Pierre Alferi, escritor.
Giorgio Agamben, filósofo.
Madeleine Aktypi, escritor.
Jean-Christophe Bailly, escritor.
Jérôme Bel, coreógrafo.
Christian Bernard, director del Museo de arte moderno y contemporáneo (Mamco) de Ginebra.
Robert Cahen, artista.
Fanny de Chaillé, coreógrafa.
Jean-Paul Curnier, filósofo.
Pauline Curnier-Jardin, artista.
Sylvain Courtoux, escritor.
François Cusset, escritor.
Frédéric Danos, artista.
Georges Didi-Huberman, historiador de arte.
Suzanne Doppelt, escritor.
Stéphanie Éligert, escritor.
Dominique Figarella, artista.
Alexander García Düttmann, filósofo.
Christophe Hanna, escritor.
Lina Hentgen, artista.
Gaëlle Hippolyte, artista.
Manuel Joseph, escritor.
Jacques Julien, artista.
Suzanne Lafont, artista.
Xavier LeRoy, coreógrafo.
Philippe Mangeot, miembro de la redacción de Vacarme.
Christian Milovanoff, artista.

Marie José Mondzain, filósofo.
Jean-Luc Nancy, filósofo.
Catherine Perret, filósofo.
Olivier Peyricot, diseñador.
Paul Pouvreau, artista.
Paul Sztulman, crítico.
Antoine Thirion, crítico.
Jean-Luc Verna, artista.
Christophe Wavelet, crítico.

Carta publicada el 20 de octubre del 2014 en la revista informativa Mediapart.

Notas de la traductora
(1) «No hay alternativa»: eslogan, atribuido a Margaret Thatcher, utilizado en los años 80 para significar la necesidad y beneficios del libre mercado empresarial, el capitalismo y la mundialización y el inevitable fracaso de cualquier otra orientación.
(2) Referencia a la exposición de obras de la colección privada de François Pinault en la Conciergerie, edificio histórico de París.

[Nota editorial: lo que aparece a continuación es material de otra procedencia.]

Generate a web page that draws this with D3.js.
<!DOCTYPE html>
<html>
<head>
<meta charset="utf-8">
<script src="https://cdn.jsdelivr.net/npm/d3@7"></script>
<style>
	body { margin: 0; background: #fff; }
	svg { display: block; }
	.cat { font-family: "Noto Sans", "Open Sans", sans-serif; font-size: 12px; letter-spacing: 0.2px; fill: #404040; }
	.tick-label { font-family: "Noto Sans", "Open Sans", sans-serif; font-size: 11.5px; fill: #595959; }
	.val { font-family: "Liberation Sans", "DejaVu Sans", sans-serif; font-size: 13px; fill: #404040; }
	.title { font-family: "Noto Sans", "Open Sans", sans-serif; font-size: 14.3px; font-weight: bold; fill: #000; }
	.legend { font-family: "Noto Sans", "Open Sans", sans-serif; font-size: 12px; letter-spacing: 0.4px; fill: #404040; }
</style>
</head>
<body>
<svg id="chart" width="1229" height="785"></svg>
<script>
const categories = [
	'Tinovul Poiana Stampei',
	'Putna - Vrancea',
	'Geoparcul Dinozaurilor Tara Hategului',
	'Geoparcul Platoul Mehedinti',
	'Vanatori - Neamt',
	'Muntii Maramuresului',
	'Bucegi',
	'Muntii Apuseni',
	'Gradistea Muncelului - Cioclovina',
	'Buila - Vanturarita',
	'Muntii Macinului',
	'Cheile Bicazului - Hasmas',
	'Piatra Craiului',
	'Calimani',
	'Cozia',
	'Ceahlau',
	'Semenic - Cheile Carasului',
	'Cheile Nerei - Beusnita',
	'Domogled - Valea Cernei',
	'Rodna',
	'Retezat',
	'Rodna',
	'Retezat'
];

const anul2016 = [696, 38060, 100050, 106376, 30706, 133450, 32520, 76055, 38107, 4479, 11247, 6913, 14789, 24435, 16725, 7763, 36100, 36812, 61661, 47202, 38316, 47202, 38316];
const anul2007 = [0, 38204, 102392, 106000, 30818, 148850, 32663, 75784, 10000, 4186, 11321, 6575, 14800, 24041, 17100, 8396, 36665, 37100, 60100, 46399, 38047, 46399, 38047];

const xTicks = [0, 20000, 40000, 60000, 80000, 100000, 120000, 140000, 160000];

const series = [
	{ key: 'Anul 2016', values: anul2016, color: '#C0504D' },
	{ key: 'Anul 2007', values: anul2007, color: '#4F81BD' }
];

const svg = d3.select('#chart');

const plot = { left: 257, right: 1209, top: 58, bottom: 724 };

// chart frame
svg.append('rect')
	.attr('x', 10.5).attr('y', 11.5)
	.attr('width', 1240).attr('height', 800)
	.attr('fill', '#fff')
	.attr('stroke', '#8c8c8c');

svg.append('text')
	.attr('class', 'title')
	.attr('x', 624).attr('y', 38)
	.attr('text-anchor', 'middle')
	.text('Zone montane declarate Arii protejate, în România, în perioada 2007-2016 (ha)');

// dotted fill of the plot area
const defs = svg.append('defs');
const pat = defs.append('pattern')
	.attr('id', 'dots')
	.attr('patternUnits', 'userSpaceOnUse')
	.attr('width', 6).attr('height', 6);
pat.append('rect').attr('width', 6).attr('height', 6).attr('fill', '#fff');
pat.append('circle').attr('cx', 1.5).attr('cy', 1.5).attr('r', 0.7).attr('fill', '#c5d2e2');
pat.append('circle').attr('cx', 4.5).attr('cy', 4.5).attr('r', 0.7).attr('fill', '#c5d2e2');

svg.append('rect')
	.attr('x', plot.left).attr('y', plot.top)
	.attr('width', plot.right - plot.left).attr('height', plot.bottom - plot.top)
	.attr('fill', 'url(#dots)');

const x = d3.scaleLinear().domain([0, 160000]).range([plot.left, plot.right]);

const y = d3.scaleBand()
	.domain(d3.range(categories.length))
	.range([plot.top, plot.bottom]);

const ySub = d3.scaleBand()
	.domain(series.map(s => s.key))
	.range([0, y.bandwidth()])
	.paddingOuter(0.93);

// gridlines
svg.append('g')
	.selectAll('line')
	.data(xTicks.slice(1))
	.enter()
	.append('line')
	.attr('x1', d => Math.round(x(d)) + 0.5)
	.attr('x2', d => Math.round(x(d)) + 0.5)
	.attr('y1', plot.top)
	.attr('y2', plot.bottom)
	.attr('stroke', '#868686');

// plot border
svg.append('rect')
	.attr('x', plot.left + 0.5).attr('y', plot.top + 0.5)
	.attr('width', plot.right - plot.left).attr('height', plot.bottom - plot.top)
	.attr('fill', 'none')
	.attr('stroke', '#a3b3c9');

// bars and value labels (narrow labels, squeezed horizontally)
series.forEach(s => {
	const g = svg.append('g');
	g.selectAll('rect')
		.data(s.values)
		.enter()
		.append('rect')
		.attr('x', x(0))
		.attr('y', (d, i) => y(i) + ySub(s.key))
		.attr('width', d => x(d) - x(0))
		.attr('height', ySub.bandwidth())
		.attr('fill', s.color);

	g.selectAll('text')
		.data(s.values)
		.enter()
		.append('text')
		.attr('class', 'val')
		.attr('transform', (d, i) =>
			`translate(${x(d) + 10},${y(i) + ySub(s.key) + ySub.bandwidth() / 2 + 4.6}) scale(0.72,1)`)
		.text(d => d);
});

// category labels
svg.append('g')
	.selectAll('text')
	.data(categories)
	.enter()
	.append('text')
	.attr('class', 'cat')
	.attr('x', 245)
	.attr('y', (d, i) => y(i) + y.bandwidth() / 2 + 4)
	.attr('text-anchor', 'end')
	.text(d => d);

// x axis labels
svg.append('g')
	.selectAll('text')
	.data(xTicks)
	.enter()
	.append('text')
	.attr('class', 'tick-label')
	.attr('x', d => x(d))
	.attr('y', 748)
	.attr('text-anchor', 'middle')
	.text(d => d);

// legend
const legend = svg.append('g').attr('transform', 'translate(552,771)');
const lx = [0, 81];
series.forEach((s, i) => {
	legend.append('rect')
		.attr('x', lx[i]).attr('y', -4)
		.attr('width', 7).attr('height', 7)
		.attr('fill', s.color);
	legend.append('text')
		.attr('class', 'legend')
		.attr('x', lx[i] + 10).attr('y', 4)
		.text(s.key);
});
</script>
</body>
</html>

(3) Índice bursátil basado en las 40 empresas de capitalización de valores más significativas de Francia.
(4) Empresa perteneciente al hijo de Pinault que recientemente suprimió 1178 puestos de trabajo.

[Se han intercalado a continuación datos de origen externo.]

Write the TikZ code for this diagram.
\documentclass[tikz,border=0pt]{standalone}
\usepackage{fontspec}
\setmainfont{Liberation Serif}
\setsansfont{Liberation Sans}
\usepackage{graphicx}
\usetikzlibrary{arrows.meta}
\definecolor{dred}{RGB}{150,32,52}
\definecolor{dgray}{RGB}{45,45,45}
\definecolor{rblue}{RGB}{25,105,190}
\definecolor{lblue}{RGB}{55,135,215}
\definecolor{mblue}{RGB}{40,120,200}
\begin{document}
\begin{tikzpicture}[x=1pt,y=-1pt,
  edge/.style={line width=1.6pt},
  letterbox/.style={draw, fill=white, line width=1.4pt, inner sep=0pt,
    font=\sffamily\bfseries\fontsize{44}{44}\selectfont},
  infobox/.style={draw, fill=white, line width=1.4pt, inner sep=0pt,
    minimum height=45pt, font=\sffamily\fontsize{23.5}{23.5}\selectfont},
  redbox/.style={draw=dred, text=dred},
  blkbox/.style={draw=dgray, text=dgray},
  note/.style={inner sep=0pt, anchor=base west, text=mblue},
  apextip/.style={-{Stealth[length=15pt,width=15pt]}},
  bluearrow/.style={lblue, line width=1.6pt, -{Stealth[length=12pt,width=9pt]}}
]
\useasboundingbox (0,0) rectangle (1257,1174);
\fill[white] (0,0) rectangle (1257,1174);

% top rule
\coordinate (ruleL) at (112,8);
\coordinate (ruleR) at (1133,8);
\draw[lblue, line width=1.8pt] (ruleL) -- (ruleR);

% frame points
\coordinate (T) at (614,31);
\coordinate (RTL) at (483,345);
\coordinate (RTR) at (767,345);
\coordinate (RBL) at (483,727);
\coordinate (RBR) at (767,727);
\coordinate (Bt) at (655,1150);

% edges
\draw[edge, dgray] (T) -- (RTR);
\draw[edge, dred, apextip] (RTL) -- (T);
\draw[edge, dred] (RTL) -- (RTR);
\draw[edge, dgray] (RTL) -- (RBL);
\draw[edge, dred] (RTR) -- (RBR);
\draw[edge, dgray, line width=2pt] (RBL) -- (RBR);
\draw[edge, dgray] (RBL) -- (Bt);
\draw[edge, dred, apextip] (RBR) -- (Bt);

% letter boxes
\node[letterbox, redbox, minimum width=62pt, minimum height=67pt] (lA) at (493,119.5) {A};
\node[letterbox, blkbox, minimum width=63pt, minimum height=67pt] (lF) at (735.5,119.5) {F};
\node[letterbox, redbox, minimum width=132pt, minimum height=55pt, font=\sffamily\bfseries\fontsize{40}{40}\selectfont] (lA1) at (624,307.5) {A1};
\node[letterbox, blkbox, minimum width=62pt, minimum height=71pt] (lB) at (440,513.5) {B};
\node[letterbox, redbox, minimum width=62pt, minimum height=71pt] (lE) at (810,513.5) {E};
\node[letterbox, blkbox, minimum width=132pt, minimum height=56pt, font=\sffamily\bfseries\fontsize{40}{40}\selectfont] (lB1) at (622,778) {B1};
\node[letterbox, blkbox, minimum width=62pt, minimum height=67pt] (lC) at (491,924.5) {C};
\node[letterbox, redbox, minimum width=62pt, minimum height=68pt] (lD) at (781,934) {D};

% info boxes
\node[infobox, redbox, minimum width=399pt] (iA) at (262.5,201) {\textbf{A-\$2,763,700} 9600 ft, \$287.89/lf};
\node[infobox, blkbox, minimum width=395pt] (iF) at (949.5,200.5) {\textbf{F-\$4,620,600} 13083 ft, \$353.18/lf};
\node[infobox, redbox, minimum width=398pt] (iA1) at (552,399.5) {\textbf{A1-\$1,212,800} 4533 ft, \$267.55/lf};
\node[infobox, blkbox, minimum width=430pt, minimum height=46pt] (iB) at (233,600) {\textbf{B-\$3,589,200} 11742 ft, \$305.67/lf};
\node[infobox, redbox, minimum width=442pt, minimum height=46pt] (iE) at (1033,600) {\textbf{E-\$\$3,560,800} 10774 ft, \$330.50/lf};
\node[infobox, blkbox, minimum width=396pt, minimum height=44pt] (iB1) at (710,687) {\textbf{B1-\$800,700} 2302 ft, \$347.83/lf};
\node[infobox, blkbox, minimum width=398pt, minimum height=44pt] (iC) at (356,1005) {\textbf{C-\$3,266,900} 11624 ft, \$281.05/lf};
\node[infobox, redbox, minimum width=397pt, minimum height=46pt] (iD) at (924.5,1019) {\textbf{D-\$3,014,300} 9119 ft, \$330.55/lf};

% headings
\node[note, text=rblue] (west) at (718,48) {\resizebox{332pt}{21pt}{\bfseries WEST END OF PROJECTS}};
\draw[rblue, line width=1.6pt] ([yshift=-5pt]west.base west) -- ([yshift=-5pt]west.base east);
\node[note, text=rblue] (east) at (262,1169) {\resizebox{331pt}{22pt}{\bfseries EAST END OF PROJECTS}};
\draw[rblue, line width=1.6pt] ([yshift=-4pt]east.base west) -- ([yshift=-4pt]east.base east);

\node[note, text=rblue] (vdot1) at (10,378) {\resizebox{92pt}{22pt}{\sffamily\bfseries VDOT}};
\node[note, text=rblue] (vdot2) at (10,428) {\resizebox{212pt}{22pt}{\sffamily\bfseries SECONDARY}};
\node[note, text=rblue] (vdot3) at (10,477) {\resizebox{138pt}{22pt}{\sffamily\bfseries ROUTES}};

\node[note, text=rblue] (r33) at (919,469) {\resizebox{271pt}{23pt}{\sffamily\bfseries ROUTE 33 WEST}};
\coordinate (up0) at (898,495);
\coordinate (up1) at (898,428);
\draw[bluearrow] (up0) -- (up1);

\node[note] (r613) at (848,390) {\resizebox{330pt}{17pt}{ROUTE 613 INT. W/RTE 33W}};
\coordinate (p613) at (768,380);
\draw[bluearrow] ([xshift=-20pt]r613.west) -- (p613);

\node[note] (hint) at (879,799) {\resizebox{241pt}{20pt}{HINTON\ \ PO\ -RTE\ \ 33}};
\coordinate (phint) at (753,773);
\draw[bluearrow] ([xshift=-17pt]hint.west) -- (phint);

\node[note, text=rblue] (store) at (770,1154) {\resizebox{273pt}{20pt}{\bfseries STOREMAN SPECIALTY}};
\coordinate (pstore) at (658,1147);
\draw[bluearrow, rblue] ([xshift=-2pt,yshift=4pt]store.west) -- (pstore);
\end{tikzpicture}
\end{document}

(5) Método japonés de organización para las fábricas que pretende aumentar la productividad y “eliminar el desperdicio”.
(6) Quien solicitó la nacionalidad belga en 2012, arrepintiéndose al poco tiempo ante la presión de la opinión pública(las cargas fiscales belgas son mucho más ligeras que las francesas). 
(7) La inauguración de la fundación privada de Arnault coincide con una retrospectiva a su arquitecto en un museo público.